The bill expands CBP's ability to operate and provide humanitarian assistance abroad and to compensate some foreign victims, aiming to strengthen regional security, but it exposes U.S. personnel and taxpayers to legal, financial, and continuity risks while limiting long-term remedy access for some claimants.
Border communities and U.S. national security: authorizes CBP to build law-enforcement capacity with foreign partners, which can strengthen regional security and help reduce transnational smuggling that affects U.S. border communities.
Law-enforcement personnel and migrants abroad: allows CBP Air and Marine to conduct joint operations and provide search-and-rescue and medical transport in foreign territory, improving rapid humanitarian response and officer support during cross-border incidents.
Foreign civilians harmed by CBP overseas activities: creates a DHS-managed route to seek compensation for damages arising from CBP operations abroad, giving affected individuals a mechanism for remedy (subject to a filing period).
Federal employees and U.S. personnel deployed abroad: authorizes CBP to operate inside foreign territory, which could entangle U.S. personnel in foreign conflicts, increase exposure to legal and operational risks, and complicate command or diplomatic situations.
Taxpayers and DHS domestic missions: allows DHS operating funds to be used to pay foreign claims, which could divert resources from domestic DHS priorities and impose additional costs on U.S. taxpayers.
Foreign claimants and impacted communities: sets a two-year deadline to present claims for damages, which may bar legitimate claimants who cannot meet that timeframe from obtaining compensation.
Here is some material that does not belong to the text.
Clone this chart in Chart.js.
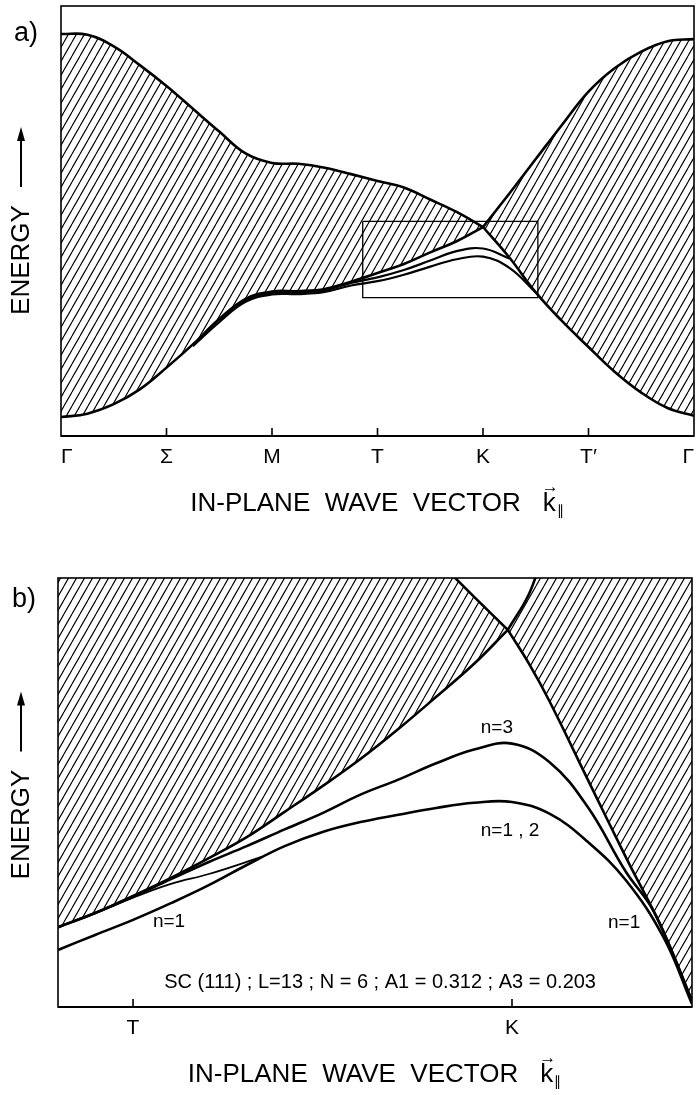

Based on analysis of 2 sections of legislative text.
Introduced June 23, 2025 by Michael Guest · Last progress November 20, 2025
Amends federal homeland security law to let certain CBP Air and Marine Operations personnel assist foreign governments, including participating in joint operations inside foreign territory when authorized by an arrangement with that government. It defines permitted support (monitoring, tracking, deterrence, humanitarian search-and-rescue and medical assistance, air-traffic-control help, transport, and law enforcement capacity-building) and temporarily allows the Department of Homeland Security to use operating funds to pay certain foreign damage claims arising from those operations, subject to deadlines, reporting to congressional committees, and a five-year sunset on the payment authority.